Last Activity: 14 Years ago

when a sphere rolls on an inclined plane then force of friction opposes its motion and acts in the direction opposite to the direction of motion. radius of sphere is R and mass of sphere is M. alpha is the angular acc. of the sphere

applying newtons second law of motion

Mgsintheta-f=Ma ................ 1

the net torque produced by the force of frction f*R=I*alpha ............2

I is the moment of inertia of sphere which is equal to 2MR^2/

a=alpha*R=>alpha=a/R .........3

putting value of alpha from eqn 3 in 2

f=Ia/R^2

putting this value of f in eqn 1

Mgsintheta-Ia/R^2=Ma

a=Mgsintheta/(M+I/R^2)

put the value of I=2MR^2/5

Approved

snehashish bal

Last Activity: 14 Years ago

there is a nice derivation of this formula in resnick halliday and krane......this is a proved result.....

Approved

vikas askiitian expert

Last Activity: 14 Years ago

net force on center of mass = mgsin@

friction force = f (acting upwards)

for linear motion ,

mgsin@ - f = ma ..............1

for angular motion

fR = I(alfa) ........2 (alfa is angular accleration)

from 1 & 2

mgsin@ = ma + I(alfa)/R ...............3

now, if it is given that the body is rolling without slipping then we apply a = (alfa)R

now eq 3 becomes

mgsin@ = ma + 2ma/5 (Isphere = 2mR²/5)

a = 5gsin@/7

=5g/14 (sin30 = 1/2)

Approved

Stella

Last Activity: 8 Years ago

a=((1+h/R)F)/mβPut h=0 F=mg sinθ β=(1+ (k^2/R^2))where, k=radius of gyration.. Here solid sphere=> (k^2/r^2)=2/5=>β=7/5So finally eqn stands as:a=[ {(1+(0/R)}*mg sinθ]/[m*(7/5)] = (5g sin 30)/ 7 =5g/14

ayush

Last Activity: 7 Years ago

an object of mass 5 kg is sliding down on an inclient plane at an angle of 30 degree without an acceration now if the inclination is increased to 45 degree then findd acceration in the object?

Nageshwar

Last Activity: 6 Years ago

5gsin30°- ∆5gcos30°=0 (as ,accln =0 & ∆= friction)

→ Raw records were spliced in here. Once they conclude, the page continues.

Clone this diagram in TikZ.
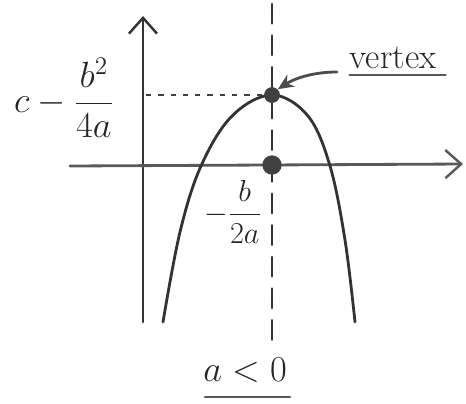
\documentclass[tikz,border=0pt]{standalone}
\usetikzlibrary{arrows.meta}
\begin{document}
\begin{tikzpicture}[x=0.02cm,y=-0.02cm,
  pen/.style={line width=1.6pt,draw=black!80,line cap=round,line join=round},
  tip/.style={-{Straight Barb[length=9pt,width=16pt,line width=1.4pt]}},
  lbl/.style={font=\fontsize{20}{24}\selectfont,text=black!85,inner sep=1pt}]
\useasboundingbox (0,0) rectangle (466,403);
% axes
\coordinate (ybot) at (143,322);
\coordinate (ytop) at (143,16);
\coordinate (xl) at (70,166);
\coordinate (xr) at (463,164);
\draw[pen,tip] (ybot) -- (ytop);
\draw[pen,tip,draw=black!65] (xl) -- (xr);
% dashed symmetry line
\coordinate (dtop) at (272,4);
\coordinate (dbot) at (272,343);
\draw[pen,dash pattern=on 11pt off 7pt] (dtop) -- (dbot);
% parabola
\draw[pen] plot[smooth,tension=0.6] coordinates {(163,322) (180,232) (201,166) (232,116) (272,95) (308,116) (330,166) (345,240) (355,322)};
% dotted level line
\coordinate (lv) at (146,95);
\node[circle,fill=black!75,inner sep=0pt,minimum size=9pt] (vtx) at (272,95) {};
\node[circle,fill=black!75,inner sep=0pt,minimum size=11pt] (root) at (272,165) {};
\draw[line width=1.4pt,draw=black!75,dash pattern=on 3pt off 4pt] (lv) -- (vtx);
% labels
\node[lbl] (cl) at (64,98) {$\displaystyle c-\frac{b^2}{4a}$};
\node[lbl,font=\fontsize{18}{22}\selectfont] (bl) at (233,212) {$\displaystyle -\frac{b}{2a}$};
\node[lbl] (vl) at (393,58) {vertex};
\draw[pen,draw=black!65] (vl.south west) ++(2,4) coordinate (u1) -- ++(96,0) coordinate (u2);
\coordinate (as) at (337,72);
\draw[pen,-{Stealth[length=9pt,width=8pt]},draw=black!70] (as) .. controls (310,72) and (292,80) .. (vtx.north east);
\node[lbl] (al) at (245,370) {$a<0$};
\coordinate (aa) at (205,397);
\coordinate (ab) at (290,397);
\draw[pen,draw=black!65] (aa) -- (ab);
\end{tikzpicture}
\end{document}
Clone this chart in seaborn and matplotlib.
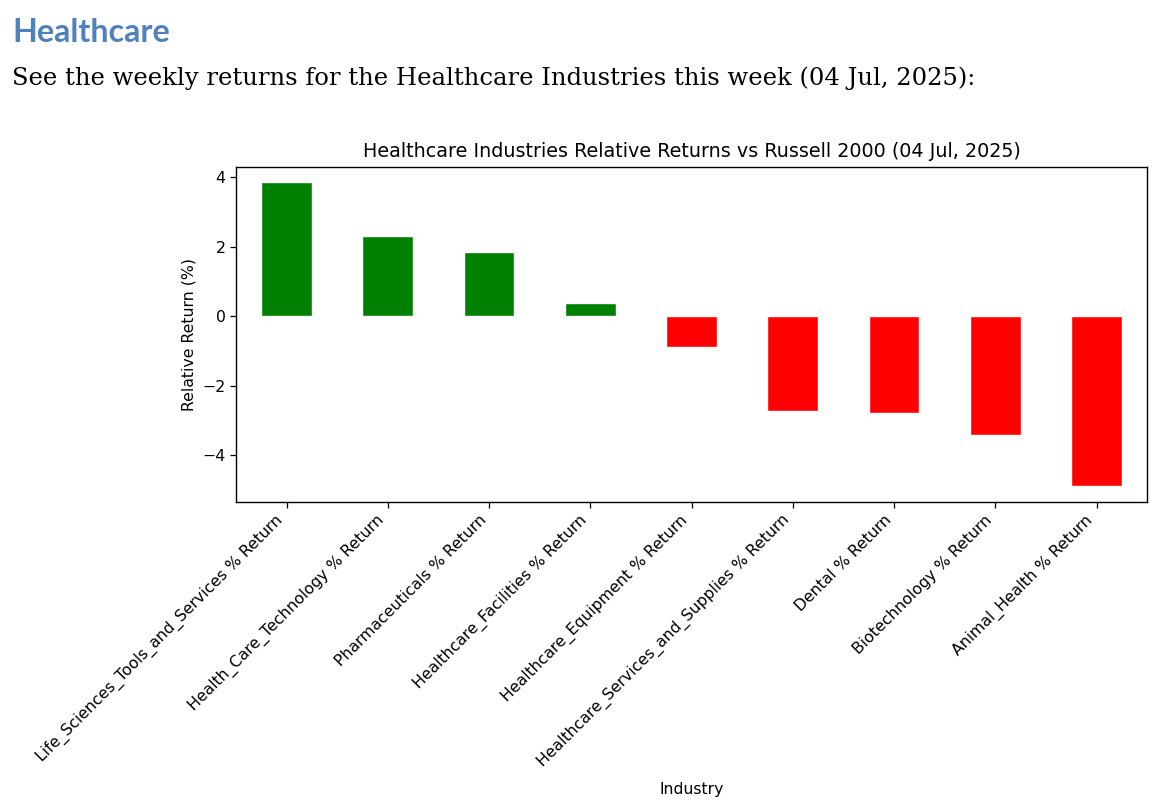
import pandas as pd
import matplotlib
matplotlib.use("Agg")
import matplotlib.pyplot as plt
import seaborn as sns

industries = [
    "Life_Sciences_Tools_and_Services % Return",
    "Health_Care_Technology % Return",
    "Pharmaceuticals % Return",
    "Healthcare_Facilities % Return",
    "Healthcare_Equipment % Return",
    "Healthcare_Services_and_Supplies % Return",
    "Dental % Return",
    "Biotechnology % Return",
    "Animal_Health % Return",
]
rel_returns = [3.86, 2.31, 1.84, 0.37, -0.88, -2.74, -2.78, -3.41, -4.90]

df = pd.DataFrame({"Industry": industries, "ret": rel_returns})
df["sign"] = ["pos" if v >= 0 else "neg" for v in df["ret"]]

sns.set_theme(style="ticks")
plt.rcParams["font.family"] = ["DejaVu Sans"]
plt.rcParams["text.color"] = "black"
plt.rcParams["axes.labelcolor"] = "black"

fig = plt.figure(figsize=(11.6, 8.06), dpi=100)
ax = fig.add_axes([0.2034, 0.3776, 0.7855, 0.4156])

sns.barplot(data=df, x="Industry", y="ret", hue="sign",
            palette={"pos": "green", "neg": "red"}, dodge=False,
            width=0.5, legend=False, saturation=1, ax=ax)

ax.set_xlim(-0.5, len(industries) - 0.5)
lo, hi = min(rel_returns), max(rel_returns)
pad = (hi - lo) * 0.05
ax.set_ylim(lo - pad, hi + pad)
ax.set_yticks([-4, -2, 0, 2, 4])
ax.set_yticklabels(["\u22124", "\u22122", "0", "2", "4"])

for s in ax.spines.values():
    s.set_visible(True)
    s.set_color("black")
    s.set_linewidth(1.0)
ax.tick_params(axis="both", colors="black", labelsize=11.3, length=4, width=0.9)
plt.setp(ax.get_xticklabels(), rotation=45, ha="right", rotation_mode="default")

ax.set_title("Healthcare Industries Relative Returns vs Russell 2000 (04 Jul, 2025)",
             fontsize=13.8, pad=7, color="black")
ax.set_xlabel("Industry", fontsize=11.3, labelpad=8)
ax.set_ylabel("Relative Return (%)", fontsize=11.3)

fig.text(0.0103, 0.948, "Healthcare", fontsize=23.2, fontweight="bold",
         color="#4F81BD", family="Lato", va="baseline")
fig.text(0.0103, 0.8945, "See the weekly returns for the Healthcare Industries this week (04 Jul, 2025):",
         fontsize=17.5, family="DejaVu Serif", color="black", va="baseline")

fig.savefig("out.png", dpi=100, facecolor="white")
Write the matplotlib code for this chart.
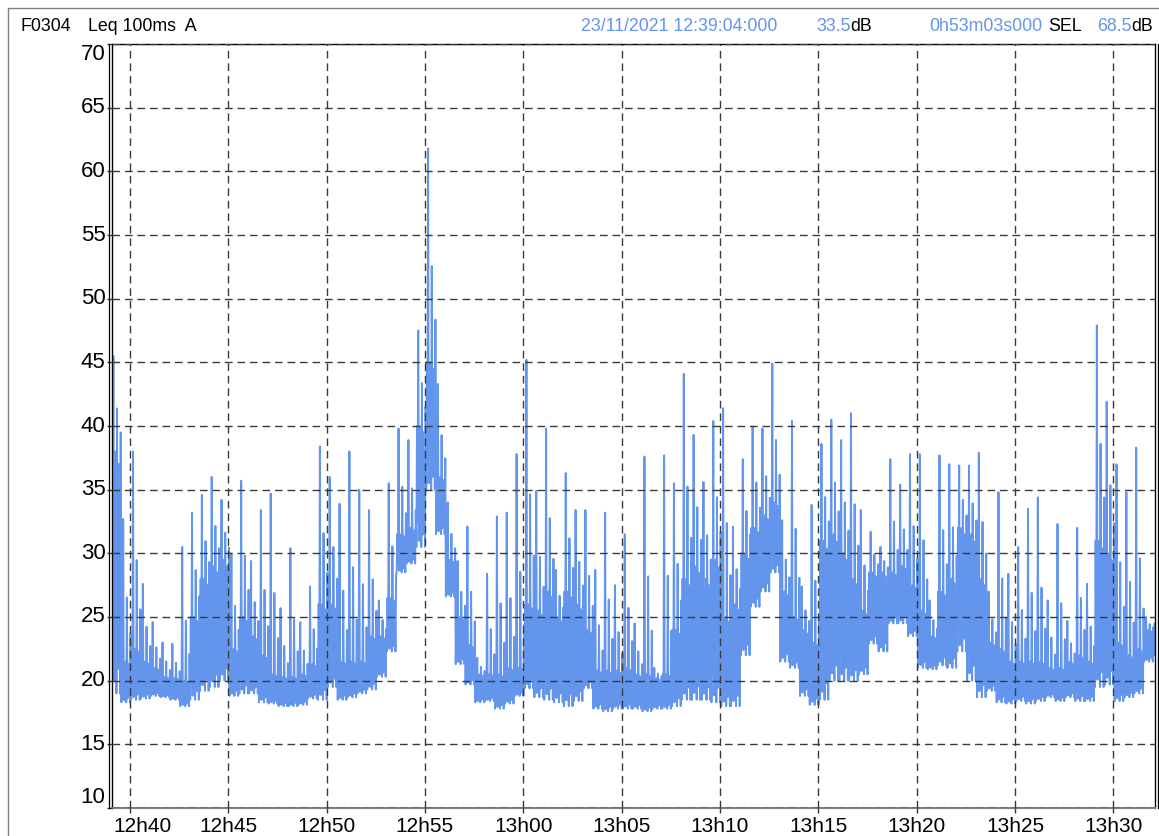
import numpy as np
import matplotlib.pyplot as plt
from matplotlib.lines import Line2D

plt.rcParams['font.family'] = ['Liberation Sans', 'DejaVu Sans']

# Leq 100ms A in 30 s bins from 12:39:04
bin_sec = 30
duration = 53 * 60 + 3  # 0h53m03s

# bottom of the trace in each bin (dB)
lo = [19.0, 18.3, 18.5, 18.6, 18.8, 18.7, 18.5, 18.0, 18.5, 19.2,
      19.5, 20.0, 18.8, 19.0, 19.0, 18.3, 18.2, 18.0, 18.0, 18.1,
      18.6, 18.5, 19.5, 18.5, 18.7, 19.0, 19.3, 20.3, 22.3, 28.5,
      29.2, 30.5, 35.0, 31.5, 26.6, 21.3, 19.7, 18.3, 18.4, 17.8,
      18.2, 18.8, 19.4, 18.7, 18.5, 18.3, 18.0, 18.4, 19.4, 17.8,
      17.6, 17.8, 17.8, 17.8, 17.6, 17.8, 17.8, 18.0, 18.5, 18.5,
      18.5, 18.3, 18.0, 18.0, 22.0, 25.8, 27.0, 28.5, 21.5, 21.0,
      18.8, 18.1, 18.5, 20.0, 20.0, 20.0, 20.5, 22.9, 22.3, 24.5,
      24.5, 23.5, 21.0, 20.9, 21.2, 21.0, 22.3, 20.0, 18.7, 19.2,
      18.3, 18.2, 18.4, 18.2, 18.4, 18.7, 18.4, 18.7, 18.4, 18.4,
      19.5, 19.7, 18.4, 18.7, 19.0, 21.5, 22.0]

# top of the dense part in each bin (dB)
mid = [38.0, 21.5, 22.5, 21.5, 21.0, 20.3, 20.2, 20.0, 25.0, 28.0,
       29.0, 29.5, 22.5, 25.0, 23.5, 22.0, 20.5, 20.3, 20.3, 20.5,
       21.3, 26.0, 26.0, 21.5, 21.5, 21.5, 23.5, 23.5, 26.5, 31.5,
       32.0, 40.0, 45.0, 36.0, 29.5, 25.0, 22.8, 20.5, 20.5, 20.5,
       21.0, 21.0, 26.0, 25.5, 27.0, 25.0, 27.0, 26.0, 24.0, 20.8,
       20.8, 20.8, 21.0, 20.5, 20.5, 20.2, 20.5, 24.0, 28.0, 29.0,
       28.0, 29.5, 25.0, 26.0, 30.0, 32.0, 33.0, 34.0, 27.0, 25.0,
       24.0, 23.0, 31.0, 31.5, 30.0, 28.0, 25.5, 28.5, 28.5, 28.5,
       29.0, 27.5, 25.5, 23.5, 27.0, 28.0, 32.0, 31.5, 28.0, 23.0,
       22.5, 21.5, 21.5, 21.5, 21.5, 21.0, 21.0, 21.5, 22.0, 21.5,
       31.0, 30.0, 23.0, 22.0, 22.5, 24.0, 24.5]

# highest spike in each bin (dB)
hi = [45.5, 32.7, 38.0, 27.6, 24.6, 23.0, 22.9, 30.5, 33.2, 34.6,
      36.0, 34.2, 30.0, 35.7, 29.4, 33.4, 34.7, 25.7, 30.4, 24.6,
      27.4, 38.4, 36.0, 33.9, 38.0, 35.0, 33.4, 26.3, 35.5, 39.8,
      38.9, 47.5, 61.8, 43.3, 34.0, 29.4, 32.1, 21.8, 28.4, 32.9,
      33.2, 37.8, 45.2, 34.9, 39.8, 28.7, 36.3, 33.4, 33.4, 28.7,
      33.2, 27.5, 31.5, 24.5, 37.6, 21.0, 37.7, 35.5, 44.1, 39.3,
      35.6, 40.4, 41.4, 32.1, 37.4, 39.9, 39.8, 44.9, 32.6, 40.4,
      27.4, 33.8, 38.6, 40.5, 38.9, 41.0, 33.4, 31.7, 30.5, 37.4,
      35.4, 37.8, 37.8, 26.3, 37.7, 37.0, 36.9, 36.9, 37.9, 27.0,
      34.8, 28.4, 30.5, 33.5, 34.4, 26.3, 32.3, 24.7, 32.0, 27.6,
      47.9, 41.9, 37.0, 34.8, 38.3, 25.0, 27.0]

x_labels = ['12h40', '12h45', '12h50', '12h55', '13h00', '13h05',
            '13h10', '13h15', '13h20', '13h25', '13h30']
y_ticks = list(range(10, 71, 5))

# draw each bin as a dense zigzag: floor -> dense top, plus spikes toward hi
lo_a, mid_a, hi_a = np.array(lo), np.array(mid), np.array(hi)
# w <= 1: share of floor..dense top; w > 1: 1 + share of dense top..spike
w = np.array([0.0, 1.0, 0.2, 2.0, 0.05, 0.9, 0.35, 1.0,
              0.0, 1.45, 0.1, 0.95, 0.3, 0.8, 0.0, 1.2])
sub = len(w)
low_part = lo_a[:, None] + np.minimum(w, 1)[None, :] * (mid_a - lo_a)[:, None]
up_part = mid_a[:, None] + (np.maximum(w, 1) - 1)[None, :] * (hi_a - mid_a)[:, None]
y = np.where(w[None, :] > 1, up_part, low_part)
x = (np.arange(len(lo))[:, None] * bin_sec
     + np.arange(sub)[None, :] * bin_sec / sub)

W, H = 1159, 836
fig = plt.figure(figsize=(W / 100, H / 100), dpi=100)
ax = fig.add_axes([111.5 / W, 1 - 808 / H, (1155 - 111.5) / W, (808 - 44) / H])

blue = '#6495ED'
ax.plot(x.ravel(), y.ravel(), color=blue, lw=1.4)

ax.set_xlim(0, duration)
ax.set_ylim(10, 70)
x_ticks = [56 + 300 * k for k in range(len(x_labels))]  # 12:40:00 is 56 s in
ax.set_xticks(x_ticks)
ax.set_yticks(y_ticks)
ax.set_xticklabels([])
ax.set_yticklabels([])
ax.tick_params(direction='out', length=3.6, width=1, color='#333333')
ax.grid(True, color='#3a3a3a', lw=1.0, linestyle=(0, (5.5, 3.5)))
ax.set_axisbelow(False)

for s in ['left', 'top', 'right']:
    ax.spines[s].set_color('black')
    ax.spines[s].set_linewidth(1.0)
ax.spines['bottom'].set_color('#808080')
ax.spines['bottom'].set_linewidth(1.5)

# tick labels
for v in y_ticks:
    va = 'top' if v == 70 else ('bottom' if v == 10 else 'center')
    ax.text(-6 / 1043.5, v, str(v), transform=ax.get_yaxis_transform(),
            ha='right', va=va, fontsize=16)
for i, (t, lab) in enumerate(zip(x_ticks, x_labels)):
    if i == 0:
        ax.text(2 / 1043.5, -9 / 764, lab, transform=ax.transAxes,
                ha='left', va='top', fontsize=15)
    else:
        ax.text(t, -9 / 764, lab, transform=ax.get_xaxis_transform(),
                ha='center', va='top', fontsize=15)

# double lines on left and right edges, outer frame
for px in (109.2, 1157.7):
    fig.add_artist(Line2D([px / W, px / W], [1 - 808 / H, 1 - 44 / H],
                          transform=fig.transFigure, color='black', lw=0.9))
fig.add_artist(Line2D([8 / W, 8 / W, 1.0], [0.0, 1 - 8 / H, 1 - 8 / H],
                      transform=fig.transFigure, color='#808080', lw=1.0))

# header line; "dB" units follow their value directly
header = [(20, 'F0304', 'black', None), (88, 'Leq 100ms  A', 'black', None),
          (581, '23/11/2021 12:39:04:000', blue, None), (816, '33.5', blue, 'dB'),
          (929, '0h53m03s000', blue, None), (1048, 'SEL', 'black', None),
          (1097, '68.5', blue, 'dB')]
for px, s, c, unit in header:
    t = fig.text(px / W, 1 - 31 / H, s, color=c, fontsize=12.8, va='baseline')
    if unit:
        ax.annotate(unit, xy=(1, 0), xycoords=t, color='black',
                    fontsize=12.8, va='bottom', ha='left',
                    annotation_clip=False)

fig.savefig('out.png', dpi=100)
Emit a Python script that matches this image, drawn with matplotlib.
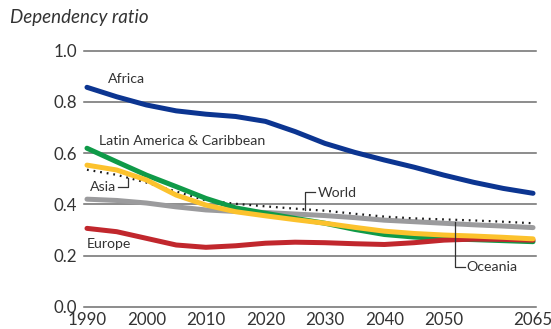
import matplotlib
matplotlib.use("Agg")
import matplotlib.pyplot as plt

plt.rcParams['font.family'] = ['Lato', 'DejaVu Sans']

years = [1990, 1995, 2000, 2005, 2010, 2015, 2020, 2025, 2030,
         2035, 2040, 2045, 2050, 2055, 2060, 2065]

africa = [0.857, 0.820, 0.788, 0.765, 0.752, 0.743, 0.724, 0.684, 0.638,
          0.603, 0.573, 0.545, 0.514, 0.486, 0.462, 0.443]
latin_america = [0.619, 0.566, 0.514, 0.469, 0.423, 0.386, 0.365, 0.345, 0.326,
                 0.302, 0.282, 0.272, 0.265, 0.262, 0.258, 0.254]
asia = [0.553, 0.534, 0.495, 0.436, 0.397, 0.371, 0.355, 0.340, 0.326,
        0.310, 0.295, 0.286, 0.280, 0.276, 0.271, 0.265]
oceania = [0.420, 0.415, 0.405, 0.390, 0.378, 0.372, 0.368, 0.362, 0.356,
           0.348, 0.338, 0.332, 0.326, 0.320, 0.315, 0.309]
world = [0.535, 0.515, 0.485, 0.450, 0.415, 0.402, 0.392, 0.383, 0.375,
         0.363, 0.352, 0.345, 0.341, 0.337, 0.332, 0.326]
europe = [0.306, 0.293, 0.267, 0.241, 0.232, 0.238, 0.248, 0.252, 0.250,
          0.246, 0.243, 0.250, 0.260, 0.264, 0.263, 0.260]

xticks = [1990, 2000, 2010, 2020, 2030, 2040, 2050, 2065]
yticks = [0.0, 0.2, 0.4, 0.6, 0.8, 1.0]

fig = plt.figure(figsize=(5.51, 3.29), dpi=100)
# axes spans x 84..536 px, y 50.7..306.7 px
ax = fig.add_axes([84 / 551, 1 - 306.7 / 329, 452 / 551, 256 / 329])

lw = 3.6
common = dict(solid_capstyle='round', solid_joinstyle='round', clip_on=False)
ax.plot(years, oceania, color='#9b9b9d', lw=lw, zorder=3, **common)
ax.plot(years, world, color='#1a1a1a', lw=1.6, ls=(0, (0.8, 2.2)),
        dash_capstyle='butt', zorder=4, clip_on=False)
ax.plot(years, latin_america, color='#0f9a48', lw=lw, zorder=5, **common)
ax.plot(years, europe, color='#c1272d', lw=lw, zorder=6, **common)
ax.plot(years, asia, color='#fcc22d', lw=lw, zorder=7, **common)
ax.plot(years, africa, color='#0c3591', lw=lw, zorder=8, **common)

ax.set_xlim(1989.5, 2065.5)
ax.set_ylim(0, 1.0)
for y in yticks:
    ax.axhline(y, color='#6d6d6d', lw=1.1, zorder=1, clip_on=False)
for s in ax.spines.values():
    s.set_visible(False)

ax.set_xticks(xticks)
ax.set_xticklabels([str(x) for x in xticks])
ax.set_yticks(yticks)
ax.set_yticklabels([f"{y:.1f}" for y in yticks])
ax.tick_params(length=0, labelsize=12.2, labelcolor='#333333')
ax.tick_params(axis='x', pad=4)
ax.tick_params(axis='y', pad=5)

fig.text(10 / 551, 1 - 18 / 329, "Dependency ratio", fontsize=13.5, style='italic',
         color='#333333', va='center', ha='left')

lab = dict(fontsize=10.2, color='#333333', va='center', ha='left')
ax.text(1993.5, 0.889, "Africa", **lab)
ax.text(1992.0, 0.647, "Latin America & Caribbean", **lab)
ax.text(1990.5, 0.469, "Asia", **lab)
ax.text(1990.0, 0.245, "Europe", **lab)
ax.text(2028.8, 0.443, "World", **lab)
ax.text(2053.8, 0.156, "Oceania", **lab)

lead = dict(color='#333333', lw=0.9, zorder=9, clip_on=False)
ax.plot([1995.3, 1996.85, 1996.85], [0.469, 0.469, 0.502], **lead)
ax.plot([2026.7, 2026.7, 2028.3], [0.378, 0.449, 0.449], **lead)
ax.plot([2051.8, 2051.8, 2053.5], [0.332, 0.156, 0.156], **lead)

fig.savefig("out.png", dpi=100)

So ∆= 1/√3----- by solving

(OR as accln =0 tan30° = ∆)

Now as theta = 45°

Then acceleration is

5gsin45°- ∆5gcos45°=5a

By solving

10/√2 - 10/√2×1/√3 =a

So answer is a ~= 1.732

Krish Gupta

Last Activity: 4 Years ago

5gsin30°- ∆5gcos30°=0 (as ,accln =0 & ∆= friction)

So ∆= 1/√3----- by solving

(OR as accln =0 tan30° = ∆)

Now as theta = 45°

Then acceleration is

5gsin45°- ∆5gcos45°=5a

By solving

10/√2 - 10/√2×1/√3 =a

So answer is a ~= 1.732

Yash Chourasiya

Last Activity: 4 Years ago

Dear Student

Net force on c.o.m (center of mass) = mg.sinФ

In this case friction force is acting upwards.

For linear motion, mg.sinФ - f = ma .......1

for angular motion

fR = Iλ ........2

from 1 & 2

mg.sinФ = ma + Iλ/R ...........3

the body is rolling without slipping then we apply a = λR

mgsinΦ= ma + 2ma/5 (Isphere = 2mR²/5)

a = 5gsinФ/7

a =5g/14 (sin30 = 1/2)

I Hope this answer will help you.
Thanks & Regards
Yash Chourasiya